The Army defines Regionally Aligned Forces (RAF) as: 1) those units assigned or allocated to combatant commands, and 2) those service-retained, combatant command-aligned forces prepared by the Army for regional missions. They are drawn from the total force, including the Active Army, the Army National Guard, and the Army Reserve.3 RAF consist of organizations and capabilities that are forward stationed, operating in a combatant command area of responsibility, and supporting (or ready to support) combatant commands through reach-back capabilities from outside the area of responsibility. Furthermore, RAF conduct operational missions, bilateral and multilateral military exercises, and theater security cooperation activities.4 In theory, the RAF concept provides a scalable, tailorable capability to meet combatant commanders' steady-state and phase zero shaping requirements. Additionally, the RAF concept improves the Army's ability to provide culturally and regionally aware forces for specific missions. As U.S. bases overseas are reduced, the challenge will be to maintain robust regional engagement. The RAF concept is designed to meet this challenge.
Neither the Secretary of Defense nor any combatant commanders have directed the Army to implement RAF. Since 2001, the revised global defense posture and the pursuit of increased cost savings have shifted force basing back to the United States. Increased emphasis on U.S.-based forces could undermine our current global posture. The RAF concept, however, increases the operational tempo of the U.S.-based troops and correspondingly increases annual operating costs. When compared to traditional U.S.-based training activities, RAF is an Army-induced cost that must be addressed when explaining the concept.
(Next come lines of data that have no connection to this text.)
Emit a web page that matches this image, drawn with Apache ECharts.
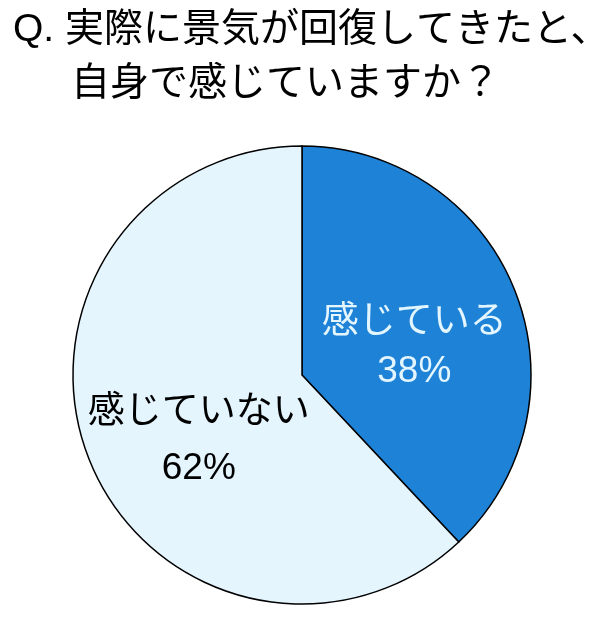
<!DOCTYPE html>
<html>
<head>
<meta charset="utf-8">
<script src="https://cdn.jsdelivr.net/npm/echarts@6/dist/echarts.min.js"></script>
<style>
html,body{margin:0;padding:0;background:#fff;}
#chart{width:598px;height:620px;}
</style>
</head>
<body>
<div id="chart"></div>
<script>
var titleLines = ['Q. 実際に景気が回復してきたと、', '自身で感じていますか？'];
var categories = ['感じている', '感じていない'];
var values = [38, 62];

var FONT = '"Liberation Sans", Arial, "Noto Sans CJK JP", sans-serif';
var sliceColors = ['#1E82D7', '#E5F5FE'];
var labelColors = ['#E3F6FF', '#000000'];
var labelLineHeights = [49, 56];
var labelShift = [[3, 16], [6, 23]];

var chart = echarts.init(document.getElementById('chart'));
chart.setOption({
  backgroundColor: '#ffffff',
  animation: false,
  graphic: [
    { type: 'text', left: 13, top: 11, style: { text: titleLines[0], font: '39px ' + FONT, fill: '#000' } },
    { type: 'text', left: 71, top: 65, style: { text: titleLines[1], font: '39px ' + FONT, fill: '#000' } }
  ],
  series: [{
    type: 'pie',
    center: [302, 375],
    radius: [0, 229],
    startAngle: 90,
    clockwise: true,
    avoidLabelOverlap: false,
    emphasis: { disabled: true },
    itemStyle: { borderColor: '#000', borderWidth: 1.5 },
    label: {
      show: true,
      position: 'inside',
      formatter: '{b}\n{d}%',
      fontFamily: FONT,
      fontSize: 37
    },
    labelLayout: function (p) {
      var s = labelShift[p.dataIndex];
      return { dx: s[0], dy: s[1] };
    },
    data: categories.map(function (c, i) {
      return {
        name: c,
        value: values[i],
        itemStyle: { color: sliceColors[i] },
        label: { color: labelColors[i], lineHeight: labelLineHeights[i] }
      };
    })
  }]
});
</script>
</body>
</html>
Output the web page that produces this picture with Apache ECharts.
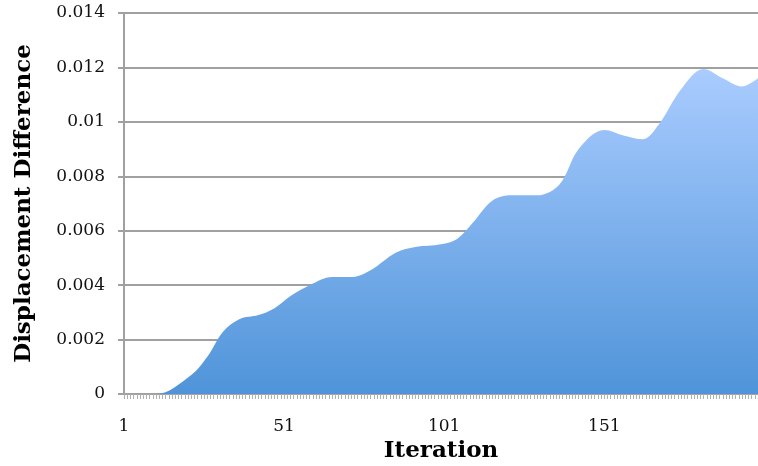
<!DOCTYPE html>
<html>
<head>
<meta charset="utf-8">
<script src="https://cdn.jsdelivr.net/npm/echarts@6/dist/echarts.min.js"></script>
<style>html,body{margin:0;padding:0;background:#fff}#c{width:758px;height:466px}</style>
</head>
<body>
<div id="c"></div>
<script>
// Categories: iterations 1..199
const iterationCount = 199;
const categories = [];
for (let i = 1; i <= iterationCount; i++) categories.push(String(i));

const sampleIterations = [1, 11, 22, 27, 32, 37, 43, 48, 53, 59, 66, 72, 78, 86, 92, 100, 105, 110, 116, 122, 130, 137, 143, 151, 157, 163, 168, 175, 182, 188, 194, 199];
const sampleValues    = [0, 0, 0.0007, 0.00137, 0.0023, 0.00275, 0.0029, 0.00315, 0.0036, 0.004, 0.0043, 0.0043, 0.00455, 0.0052, 0.0054, 0.0055, 0.0057, 0.0063, 0.0071, 0.0073, 0.0073, 0.0077, 0.009, 0.0097, 0.0095, 0.00936, 0.0099, 0.0112, 0.01194, 0.0116, 0.0113, 0.0116];

const yTicks = ['0', '0.002', '0.004', '0.006', '0.008', '0.01', '0.012', '0.014'];

const seriesData = sampleIterations.map((it, k) => [it - 1, sampleValues[k]]);

const chart = echarts.init(document.getElementById('c'), null, {renderer: 'canvas'});
const serif = 'DejaVu Serif';
chart.setOption({
  animation: false,
  grid: {left: 124, right: 0, top: 13, bottom: 72, containLabel: false, outerBoundsMode: 'none'},
  xAxis: {
    type: 'category',
    data: categories,
    boundaryGap: false,
    name: 'Iteration',
    nameLocation: 'middle',
    nameGap: 44,
    nameTextStyle: {fontFamily: serif, fontWeight: 'bold', fontSize: 23, color: '#000'},
    axisLine: {lineStyle: {color: '#a0a0a0', width: 2}},
    axisTick: {show: true, interval: 0, length: 5, lineStyle: {color: '#b0b0b0', width: 1}},
    axisLabel: {interval: 49, margin: 24, fontFamily: serif, fontSize: 17, color: '#111'},
    splitLine: {show: false}
  },
  yAxis: {
    type: 'value',
    min: 0,
    max: 0.014,
    interval: 0.002,
    name: 'Displacement Difference',
    nameLocation: 'middle',
    nameGap: 88,
    nameTextStyle: {fontFamily: serif, fontWeight: 'bold', fontSize: 23, color: '#000'},
    axisLine: {show: true, lineStyle: {color: '#a0a0a0', width: 2}},
    axisTick: {show: true, length: 6, lineStyle: {color: '#a0a0a0', width: 2}},
    axisLabel: {margin: 19, fontFamily: serif, fontSize: 17, color: '#111',
      formatter: function (v) { const idx = Math.round(v / 0.002); return yTicks[idx] !== undefined ? yTicks[idx] : String(v); }},
    splitLine: {show: true, lineStyle: {color: '#a0a0a0', width: 2}}
  },
  series: [{
    type: 'line',
    data: seriesData,
    smooth: 0.35,
    showSymbol: false,
    lineStyle: {width: 0},
    areaStyle: {
      opacity: 1,
      color: new echarts.graphic.LinearGradient(0, 0, 0, 1, [
        {offset: 0, color: 'rgb(170,204,255)'},
        {offset: 1, color: 'rgb(79,148,217)'}
      ])
    }
  }]
});
</script>
</body>
</html>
The Army's mission, and the justification for force structure, remains to fight and win the nation's wars. The Army force generation (ARFORGEN) model directs Army units to prepare for likely military scenarios as prioritized in the defense strategy. ARFORGEN drives the prioritization of training resources. RAF is the supporting concept that drives force alignment for shaping operations within a theater or region. Shaping operations should be aligned with the prioritization of resources in ARFORGEN and the defense strategy. In a resource-constrained environment the supporting nature of the RAF concept should not be confused with the primary mission. In earlier times, combatant commands were assigned troops to perform the supported mission. Assigned forces conducted shaping operations and performed across the spectrum of conflict, to include theater and regional security cooperation activities. The RAF concept provides forces to a combatant commander without the full expense of forward basing. Regionally Aligned Forces, however, cannot easily prepare for ARFORGEN and RAF missions simultaneously. Opportunity costs among conflicting activities, training opportunities, and missions will occur. The strategic narrative must clearly articulate that RAF support combatant commanders' missions to prepare to fight and win the nation's wars. Current confusion about why the Army is implementing the RAF concept makes it appear that the RAF concept is a self-generated mission designed to ensure relevancy of a U.S.-based Army. The RAF concept is not the supported mission of the Army, nor should it appear to be.